A busca da vitória a qualquer preço, a estratégia adotada, a elegância de movimentos e o inevitável derramamento de sangue são componentes figurativos do boxe que em parte nos devolvem o clima das arenas antigas, como as romanas nas quais gladiadores matavam-se entre si ou enfrentavam leões. O clima de desafio em que o homem é frontalmente colocado diante do perigo constituiu-se em atrativo para as multidões em todas as eras: as touradas atuais são remanescentes de esportes praticados por povos bárbaros do passado.

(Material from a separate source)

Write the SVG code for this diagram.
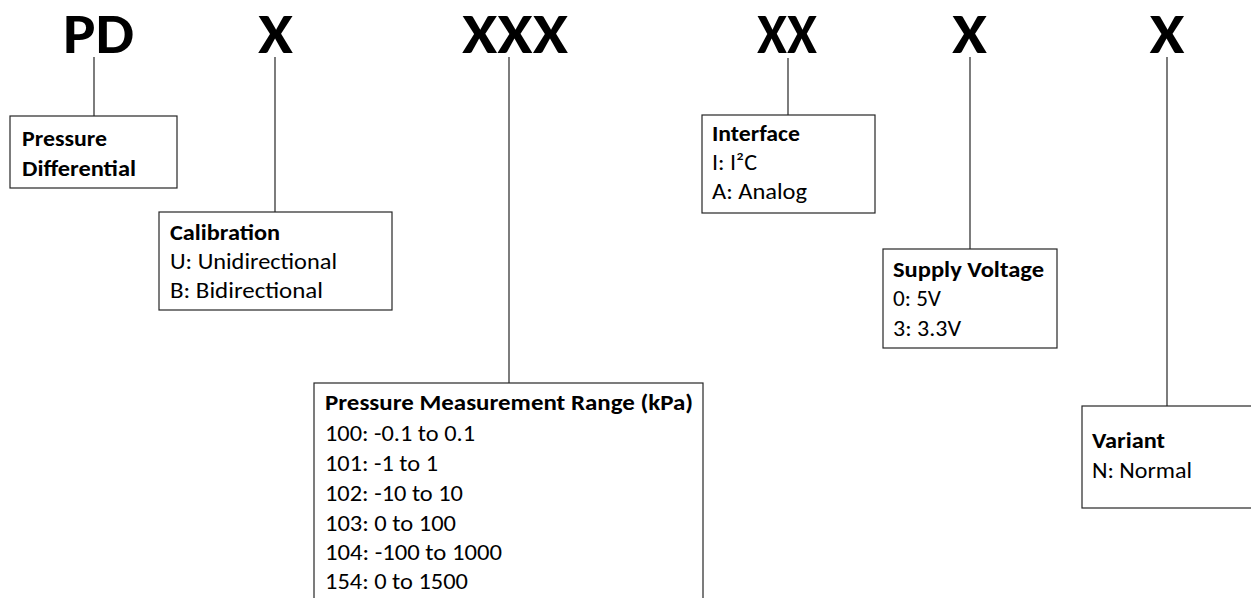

No boxe a figura do lutador reúne características que o convertem no representante do espectador diante de perigoso desafio. A ligação que se estabelece entre o homem que luta e o que o assiste é total. Alguém está lutando por nós, batendo por nós, apanhando por nós, sangrando por nós, conquistando por nós, atrevendo-se a limites talvez sonhados por nós. Ao lutador cabe alcançar a vitória tendo como recompensa a glória e, em certas condições, a riqueza. O reconhecimento de suas qualidades faz dele um ídolo. Talvez por isso seja tão difícil a muitos pugilistas encerrar definitivamente as suas carreiras, como aconteceu com Joe Louis.
Joe Louis (1914-81), grande campeão dos pesados durante dez anos, tem em seu cartel duas memoráveis lutas contra o alemão Max Schmelling. Na primeira Louis foi derrotado e o resultado dessa luta foi utilizado por Hitler para demonstrar a superioridade da raça ariana. Na segunda luta, travada m 1938, Louis venceu recuperando o título mundial. Depois disso abandonou os ringues, mas, dois anos depois, retornou sofrendo várias derrotas.
Os amantes do boxe estão habituados a ciclos de vitórias e derrotas, abandono de carreiras e retornos nem sempre felizes. Agora é anunciado o retorno aos ringues, aos 36 anos de idade, do ex-campeão mundial em seis categorias, Oscar de La Hoya, apelidado “The Golden Boy”. Os aficionados do esporte movimentam-se, surgem grandes expectativas e uma história de arte e violência talvez tão velha como o próprio homem renasce, apaixonando e atraindo multidões. Nos punhos de La Hoya estarão mais uma vez, caso retorne, as expectativas de milhões de torcedores, mantendo viva a esperança de superação que existe em cada um deles.